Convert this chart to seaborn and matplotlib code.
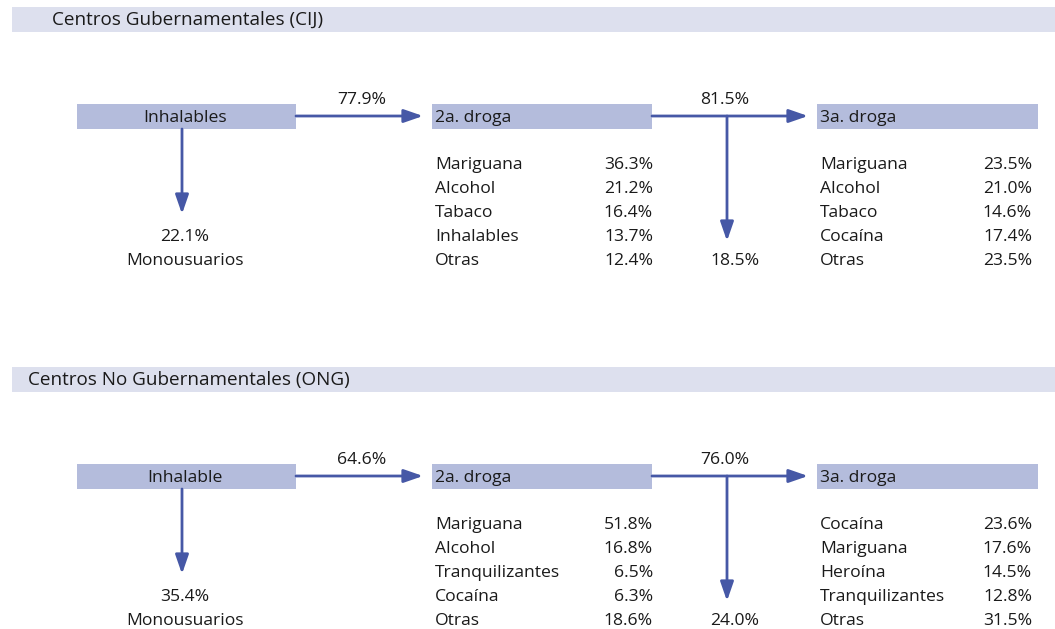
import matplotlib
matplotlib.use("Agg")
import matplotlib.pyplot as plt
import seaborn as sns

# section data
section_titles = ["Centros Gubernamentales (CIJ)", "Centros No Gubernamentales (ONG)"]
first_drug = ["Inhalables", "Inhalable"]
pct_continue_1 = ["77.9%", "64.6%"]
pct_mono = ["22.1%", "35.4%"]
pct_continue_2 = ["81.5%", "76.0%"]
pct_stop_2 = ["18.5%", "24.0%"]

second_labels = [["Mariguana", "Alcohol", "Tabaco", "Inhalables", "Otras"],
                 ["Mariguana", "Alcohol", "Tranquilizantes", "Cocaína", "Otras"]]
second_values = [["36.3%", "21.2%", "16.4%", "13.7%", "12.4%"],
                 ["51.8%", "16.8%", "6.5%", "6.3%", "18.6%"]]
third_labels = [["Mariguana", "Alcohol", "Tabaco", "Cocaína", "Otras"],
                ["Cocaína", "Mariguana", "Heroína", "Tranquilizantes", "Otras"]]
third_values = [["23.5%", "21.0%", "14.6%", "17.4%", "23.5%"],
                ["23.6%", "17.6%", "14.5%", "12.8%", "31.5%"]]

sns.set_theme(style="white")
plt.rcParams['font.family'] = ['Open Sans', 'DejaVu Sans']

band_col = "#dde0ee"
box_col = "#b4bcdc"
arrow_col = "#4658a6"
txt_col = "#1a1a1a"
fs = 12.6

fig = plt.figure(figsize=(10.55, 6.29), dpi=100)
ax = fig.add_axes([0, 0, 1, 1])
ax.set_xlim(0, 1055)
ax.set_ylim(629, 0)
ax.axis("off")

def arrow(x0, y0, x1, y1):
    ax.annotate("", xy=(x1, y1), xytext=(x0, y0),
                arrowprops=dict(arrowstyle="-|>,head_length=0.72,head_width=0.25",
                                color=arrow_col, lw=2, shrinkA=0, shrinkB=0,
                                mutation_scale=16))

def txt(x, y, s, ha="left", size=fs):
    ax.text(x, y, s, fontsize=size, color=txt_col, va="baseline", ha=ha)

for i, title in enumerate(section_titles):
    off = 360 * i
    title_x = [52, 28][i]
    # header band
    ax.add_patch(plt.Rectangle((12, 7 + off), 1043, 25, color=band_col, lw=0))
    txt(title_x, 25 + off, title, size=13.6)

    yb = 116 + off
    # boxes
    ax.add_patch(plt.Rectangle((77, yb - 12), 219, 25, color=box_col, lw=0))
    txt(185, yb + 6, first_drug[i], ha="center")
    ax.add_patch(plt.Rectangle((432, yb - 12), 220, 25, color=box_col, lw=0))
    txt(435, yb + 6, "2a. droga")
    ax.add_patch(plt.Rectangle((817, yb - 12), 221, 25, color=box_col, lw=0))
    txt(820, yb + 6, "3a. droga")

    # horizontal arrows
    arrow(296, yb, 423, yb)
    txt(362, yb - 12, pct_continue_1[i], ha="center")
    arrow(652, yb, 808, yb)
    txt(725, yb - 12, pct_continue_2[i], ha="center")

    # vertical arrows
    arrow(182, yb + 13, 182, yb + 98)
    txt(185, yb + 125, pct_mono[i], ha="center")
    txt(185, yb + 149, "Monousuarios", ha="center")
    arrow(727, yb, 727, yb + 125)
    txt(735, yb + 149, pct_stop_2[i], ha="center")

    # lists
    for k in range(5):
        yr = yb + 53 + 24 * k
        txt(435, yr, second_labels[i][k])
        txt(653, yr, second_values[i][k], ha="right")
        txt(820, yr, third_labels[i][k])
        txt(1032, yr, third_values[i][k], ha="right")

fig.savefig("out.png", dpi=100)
====
[WRITTEN EXERCISE] Copy each line exactly, and leave the pictures out of your copy.

[RESULT OF THIS TASK]
Convert this chart to seaborn and matplotlib code.
import matplotlib
matplotlib.use("Agg")
import matplotlib.pyplot as plt
import seaborn as sns

# section data
section_titles = ["Centros Gubernamentales (CIJ)", "Centros No Gubernamentales (ONG)"]
first_drug = ["Inhalables", "Inhalable"]
pct_continue_1 = ["77.9%", "64.6%"]
pct_mono = ["22.1%", "35.4%"]
pct_continue_2 = ["81.5%", "76.0%"]
pct_stop_2 = ["18.5%", "24.0%"]

second_labels = [["Mariguana", "Alcohol", "Tabaco", "Inhalables", "Otras"],
                 ["Mariguana", "Alcohol", "Tranquilizantes", "Cocaína", "Otras"]]
second_values = [["36.3%", "21.2%", "16.4%", "13.7%", "12.4%"],
                 ["51.8%", "16.8%", "6.5%", "6.3%", "18.6%"]]
third_labels = [["Mariguana", "Alcohol", "Tabaco", "Cocaína", "Otras"],
                ["Cocaína", "Mariguana", "Heroína", "Tranquilizantes", "Otras"]]
third_values = [["23.5%", "21.0%", "14.6%", "17.4%", "23.5%"],
                ["23.6%", "17.6%", "14.5%", "12.8%", "31.5%"]]

sns.set_theme(style="white")
plt.rcParams['font.family'] = ['Open Sans', 'DejaVu Sans']

band_col = "#dde0ee"
box_col = "#b4bcdc"
arrow_col = "#4658a6"
txt_col = "#1a1a1a"
fs = 12.6

fig = plt.figure(figsize=(10.55, 6.29), dpi=100)
ax = fig.add_axes([0, 0, 1, 1])
ax.set_xlim(0, 1055)
ax.set_ylim(629, 0)
ax.axis("off")

def arrow(x0, y0, x1, y1):
    ax.annotate("", xy=(x1, y1), xytext=(x0, y0),
                arrowprops=dict(arrowstyle="-|>,head_length=0.72,head_width=0.25",
                                color=arrow_col, lw=2, shrinkA=0, shrinkB=0,
                                mutation_scale=16))

def txt(x, y, s, ha="left", size=fs):
    ax.text(x, y, s, fontsize=size, color=txt_col, va="baseline", ha=ha)

for i, title in enumerate(section_titles):
    off = 360 * i
    title_x = [52, 28][i]
    # header band
    ax.add_patch(plt.Rectangle((12, 7 + off), 1043, 25, color=band_col, lw=0))
    txt(title_x, 25 + off, title, size=13.6)

    yb = 116 + off
    # boxes
    ax.add_patch(plt.Rectangle((77, yb - 12), 219, 25, color=box_col, lw=0))
    txt(185, yb + 6, first_drug[i], ha="center")
    ax.add_patch(plt.Rectangle((432, yb - 12), 220, 25, color=box_col, lw=0))
    txt(435, yb + 6, "2a. droga")
    ax.add_patch(plt.Rectangle((817, yb - 12), 221, 25, color=box_col, lw=0))
    txt(820, yb + 6, "3a. droga")

    # horizontal arrows
    arrow(296, yb, 423, yb)
    txt(362, yb - 12, pct_continue_1[i], ha="center")
    arrow(652, yb, 808, yb)
    txt(725, yb - 12, pct_continue_2[i], ha="center")

    # vertical arrows
    arrow(182, yb + 13, 182, yb + 98)
    txt(185, yb + 125, pct_mono[i], ha="center")
    txt(185, yb + 149, "Monousuarios", ha="center")
    arrow(727, yb, 727, yb + 125)
    txt(735, yb + 149, pct_stop_2[i], ha="center")

    # lists
    for k in range(5):
        yr = yb + 53 + 24 * k
        txt(435, yr, second_labels[i][k])
        txt(653, yr, second_values[i][k], ha="right")
        txt(820, yr, third_labels[i][k])
        txt(1032, yr, third_values[i][k], ha="right")

fig.savefig("out.png", dpi=100)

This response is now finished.